Here is the uncomfortable part for governments and boards: the IEA report says the shock is spurring change, but it also shows how hard it is to unwind fossil fuel dependence quickly. In a likely setback for phasing out fossil fuels, the conflict reinforced the need to rely on coal during times of energy crisis. That is a second-order governance problem. Even when leaders want to accelerate cleaner energy, system reliability and price spikes can pull decision-makers back toward the quickest dispatchable options.

At the same time, the IEA points to visible demand and investment shifts that are already underway, especially where policy and consumers can move faster than mega-project construction. The report notes rising sales of electric vehicles, renewed interest in nuclear power, and a boom in rooftop solar and other renewable energy installations. The logic is simple: when import-linked prices jump, the economics of local generation and electrified transport improve, even if policy frameworks lag.

The Philippines is a useful example of the “do-it-yourself” dynamic described by the IEA. The country declared a national energy emergency, and consumers turned to rooftop solar at record rates to deal with higher utility bills. The IEA also found that the Philippines became the second-largest destination for Chinese solar exports in the first quarter of 2026, with imports around three times higher than the same period last year. That matters for executives because it signals a shift not only in energy generation, but in procurement and supply-chain flows. When imports surge, so do questions about grid integration, permitting timelines, and how utilities plan for distributed power.

Transportation is moving too, and it is doing so in a way that can change long-term import demand. The IEA says electric vehicle sales more than doubled in 2025 to around half a million units, and that one in five cars sold regionally is electric. Regulatory pressure is showing up as well. Last month, Laos banned the import of fuel-powered vehicles for the rest of 2026 to cut oil imports and encourage the shift to EVs. These are policy signals that can accelerate clean energy deployment, but they also create operational work: charging networks, utility upgrades, and financing models all have to catch up.

Nuclear energy sits in the middle of the tradeoffs: it is politically attractive for energy security, but timelines are unforgiving. The IEA says the war is furthering plans for nuclear power in Southeast Asia, but construction and regulatory processes remain yearslong. Indonesia, Vietnam, and the Philippines may be furthest along, but their timelines are uncertain. For executives, the message is that nuclear is not a short-term hedge. It is a long-horizon bet that must survive leadership changes, regulatory scrutiny, and capital market conditions while the region navigates near-term price volatility.

The IEA’s recommendations aim directly at reducing weakness rather than just adding capacity. It says Southeast Asia needs to reduce overall demand for imported fossil fuels. That includes making national grids more efficient and boosting investment in all forms of renewable energy, such as solar, wind, hydro, and geothermal.
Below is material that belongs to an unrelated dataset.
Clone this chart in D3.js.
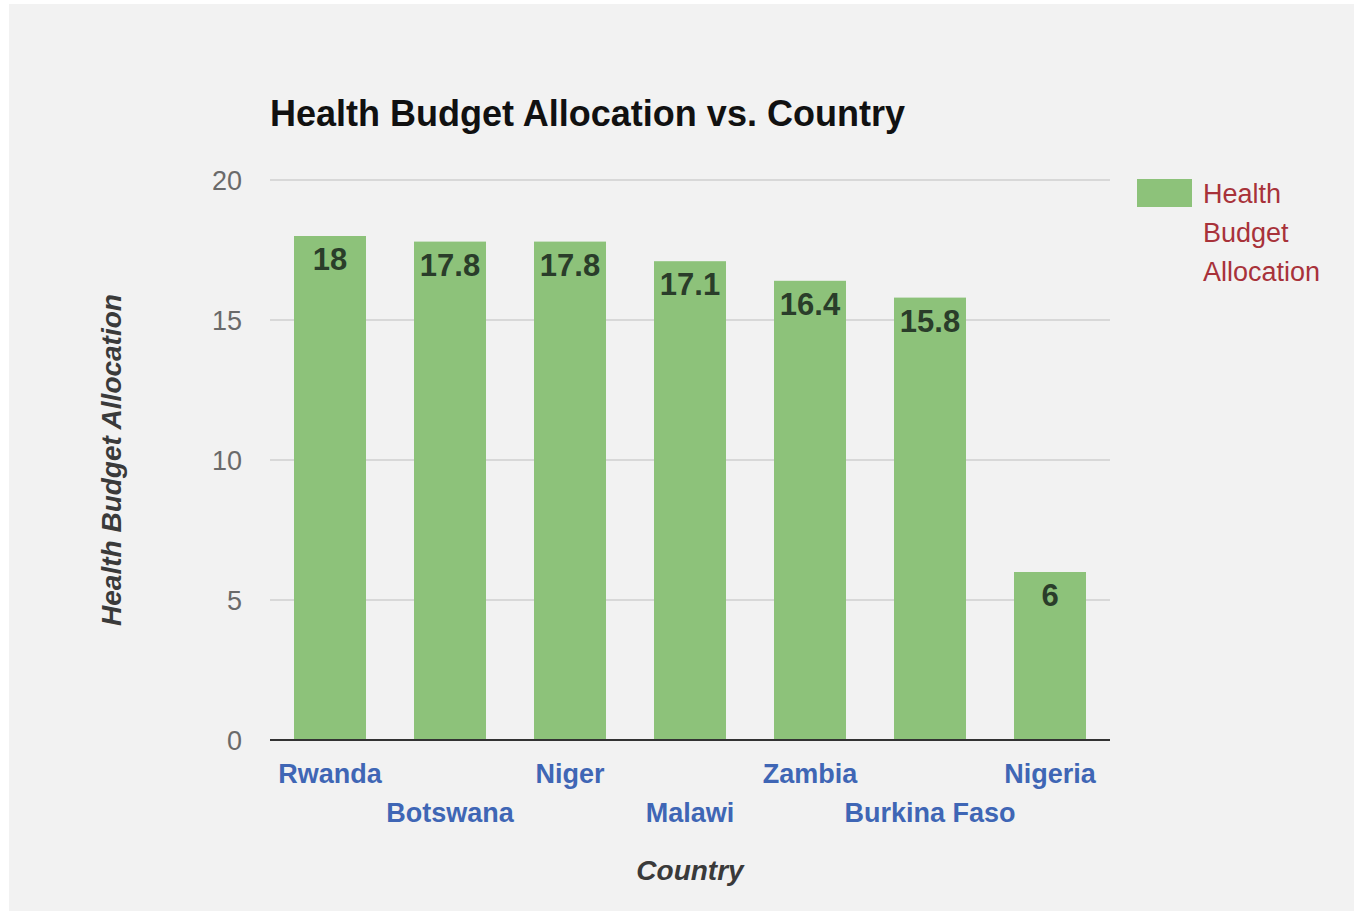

It also recommends prioritizing regional energy sharing initiatives like the Association of Southeast Asian Nations Power Grid, framing the crisis as both a stress test and a catalyst. The report quotes Fatih Birol, IEA executive director, saying “Diversification of energy sources and supply routes is now a central priority.” It also includes Sue-Ern Tan, head of the IEA Regional Cooperation Centre in Singapore, warning that this energy shock is prompting not just short-term responses, but “a deeper reassessment of policy priorities and investment strategies by governments.”

One more reality check: even if the conflict ends, the IEA suggests the vulnerability does not disappear overnight. A likely tentative deal to end the Iran war does not automatically bring fossil fuel prices down to pre-shock levels, and Sam Reynolds of the U.S.-based Institute for Energy Economics and Financial Analysis, or IEEFA, says that means a push toward more ambitious clean energy deployment. The strategic stake for other executives in the region is clear: if energy security planning stays stuck in incremental timelines, the region may pay for that delay through the import bill jump the IEA projected.